:: Exercise goal ::
The material below should be written out in full and exactly; pictures stay out of the copy.

:: Given material ::
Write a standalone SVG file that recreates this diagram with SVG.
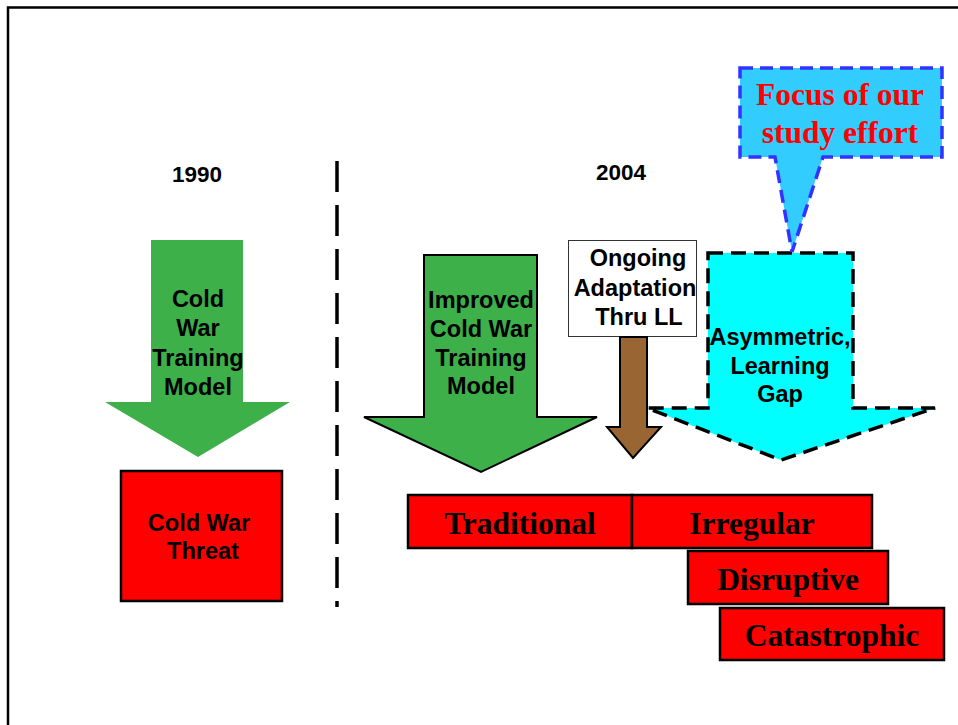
<svg xmlns="http://www.w3.org/2000/svg" width="958" height="725" viewBox="0 0 958 725">
<style>
.sans{font-family:"Liberation Sans",Arial,sans-serif;font-weight:bold;font-size:23.5px;fill:#000;text-anchor:middle}
.serif{font-family:"Liberation Serif","Times New Roman",serif;font-weight:bold;font-size:31.5px;fill:#000;text-anchor:middle}
.redbox{fill:#FF0000;stroke:#000;stroke-width:2.5}
</style>
<rect width="958" height="725" fill="#fff"/>
<path d="M8,725 V7.5 H958" fill="none" stroke="#000" stroke-width="2.5"/>
<g id="divider">
<line x1="337" y1="161" x2="337" y2="607" stroke="#000" stroke-width="3.5" stroke-dasharray="31 13"/>
</g>
<g id="year1990"><text class="sans" x="197" y="182" style="font-size:22.5px">1990</text></g>
<g id="year2004"><text class="sans" x="621" y="180" style="font-size:22.5px">2004</text></g>

<g id="arrow-coldwar-training">
<polygon points="151,240 243,240 243,402 290,402 198,457 105,402 151,402" fill="#3DB049"/>
<text class="sans" x="198" y="307">Cold</text>
<text class="sans" x="198" y="336">War</text>
<text class="sans" x="198" y="366">Training</text>
<text class="sans" x="198" y="395">Model</text>
</g>

<g id="coldwar-threat">
<rect class="redbox" x="121" y="471" width="161" height="130"/>
<text class="sans" x="199" y="531">Cold War</text>
<text class="sans" x="203" y="559">Threat</text>
</g>

<g id="arrow-improved">
<polygon points="424,255 537,255 537,417 597,417 481,472 364,417 424,417" fill="#3DB049" stroke="#000" stroke-width="2"/>
<text class="sans" x="481" y="308">Improved</text>
<text class="sans" x="481" y="337">Cold War</text>
<text class="sans" x="481" y="366">Training</text>
<text class="sans" x="481" y="394">Model</text>
</g>

<g id="arrow-asymmetric">
<polygon points="708,253 853,253 853,408 935,408 781,460 647,408 708,408" fill="#00FFFF" stroke="#000" stroke-width="3.5" stroke-dasharray="15 8"/>
<text class="sans" x="780" y="345">Asymmetric,</text>
<text class="sans" x="780" y="374">Learning</text>
<text class="sans" x="780" y="402">Gap</text>
</g>

<g id="ongoing-adaptation">
<rect x="568.5" y="240.5" width="128" height="96" fill="#fff" stroke="#333" stroke-width="1"/>
<text class="sans" x="638" y="266">Ongoing</text>
<text class="sans" x="635" y="296">Adaptation</text>
<text class="sans" x="639" y="325">Thru LL</text>
<polygon points="620,337 647,337 647,427 661,427 633,458 607,427 620,427" fill="#996633" stroke="#000" stroke-width="2"/>
</g>

<g id="focus-callout">
<path d="M740,68 H942 V157 H823 L792,252 L775,157 H740 Z" fill="#33CCFF" stroke="#3333FF" stroke-width="3.5" stroke-dasharray="13 7"/>
<text class="serif" x="840" y="105" style="fill:#FF0000;font-size:31.5px">Focus of our</text>
<text class="serif" x="840" y="143" style="fill:#FF0000;font-size:31.5px">study effort</text>
</g>

<g id="traditional">
<rect class="redbox" x="408" y="495" width="224" height="53"/>
<text class="serif" x="520" y="534">Traditional</text>
</g>
<g id="irregular">
<rect class="redbox" x="632" y="495" width="240" height="53"/>
<text class="serif" x="752" y="534">Irregular</text>
</g>
<g id="disruptive">
<rect class="redbox" x="688" y="551" width="200" height="53"/>
<text class="serif" x="788" y="590">Disruptive</text>
</g>
<g id="catastrophic">
<rect class="redbox" x="720" y="608" width="224" height="52"/>
<text class="serif" x="832" y="646">Catastrophic</text>
</g>
</svg>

:: Solution to this task ::
Write a standalone SVG file that recreates this diagram with SVG.
<svg xmlns="http://www.w3.org/2000/svg" width="958" height="725" viewBox="0 0 958 725">
<style>
.sans{font-family:"Liberation Sans",Arial,sans-serif;font-weight:bold;font-size:23.5px;fill:#000;text-anchor:middle}
.serif{font-family:"Liberation Serif","Times New Roman",serif;font-weight:bold;font-size:31.5px;fill:#000;text-anchor:middle}
.redbox{fill:#FF0000;stroke:#000;stroke-width:2.5}
</style>
<rect width="958" height="725" fill="#fff"/>
<path d="M8,725 V7.5 H958" fill="none" stroke="#000" stroke-width="2.5"/>
<g id="divider">
<line x1="337" y1="161" x2="337" y2="607" stroke="#000" stroke-width="3.5" stroke-dasharray="31 13"/>
</g>
<g id="year1990"><text class="sans" x="197" y="182" style="font-size:22.5px">1990</text></g>
<g id="year2004"><text class="sans" x="621" y="180" style="font-size:22.5px">2004</text></g>

<g id="arrow-coldwar-training">
<polygon points="151,240 243,240 243,402 290,402 198,457 105,402 151,402" fill="#3DB049"/>
<text class="sans" x="198" y="307">Cold</text>
<text class="sans" x="198" y="336">War</text>
<text class="sans" x="198" y="366">Training</text>
<text class="sans" x="198" y="395">Model</text>
</g>

<g id="coldwar-threat">
<rect class="redbox" x="121" y="471" width="161" height="130"/>
<text class="sans" x="199" y="531">Cold War</text>
<text class="sans" x="203" y="559">Threat</text>
</g>

<g id="arrow-improved">
<polygon points="424,255 537,255 537,417 597,417 481,472 364,417 424,417" fill="#3DB049" stroke="#000" stroke-width="2"/>
<text class="sans" x="481" y="308">Improved</text>
<text class="sans" x="481" y="337">Cold War</text>
<text class="sans" x="481" y="366">Training</text>
<text class="sans" x="481" y="394">Model</text>
</g>

<g id="arrow-asymmetric">
<polygon points="708,253 853,253 853,408 935,408 781,460 647,408 708,408" fill="#00FFFF" stroke="#000" stroke-width="3.5" stroke-dasharray="15 8"/>
<text class="sans" x="780" y="345">Asymmetric,</text>
<text class="sans" x="780" y="374">Learning</text>
<text class="sans" x="780" y="402">Gap</text>
</g>

<g id="ongoing-adaptation">
<rect x="568.5" y="240.5" width="128" height="96" fill="#fff" stroke="#333" stroke-width="1"/>
<text class="sans" x="638" y="266">Ongoing</text>
<text class="sans" x="635" y="296">Adaptation</text>
<text class="sans" x="639" y="325">Thru LL</text>
<polygon points="620,337 647,337 647,427 661,427 633,458 607,427 620,427" fill="#996633" stroke="#000" stroke-width="2"/>
</g>

<g id="focus-callout">
<path d="M740,68 H942 V157 H823 L792,252 L775,157 H740 Z" fill="#33CCFF" stroke="#3333FF" stroke-width="3.5" stroke-dasharray="13 7"/>
<text class="serif" x="840" y="105" style="fill:#FF0000;font-size:31.5px">Focus of our</text>
<text class="serif" x="840" y="143" style="fill:#FF0000;font-size:31.5px">study effort</text>
</g>

<g id="traditional">
<rect class="redbox" x="408" y="495" width="224" height="53"/>
<text class="serif" x="520" y="534">Traditional</text>
</g>
<g id="irregular">
<rect class="redbox" x="632" y="495" width="240" height="53"/>
<text class="serif" x="752" y="534">Irregular</text>
</g>
<g id="disruptive">
<rect class="redbox" x="688" y="551" width="200" height="53"/>
<text class="serif" x="788" y="590">Disruptive</text>
</g>
<g id="catastrophic">
<rect class="redbox" x="720" y="608" width="224" height="52"/>
<text class="serif" x="832" y="646">Catastrophic</text>
</g>
</svg>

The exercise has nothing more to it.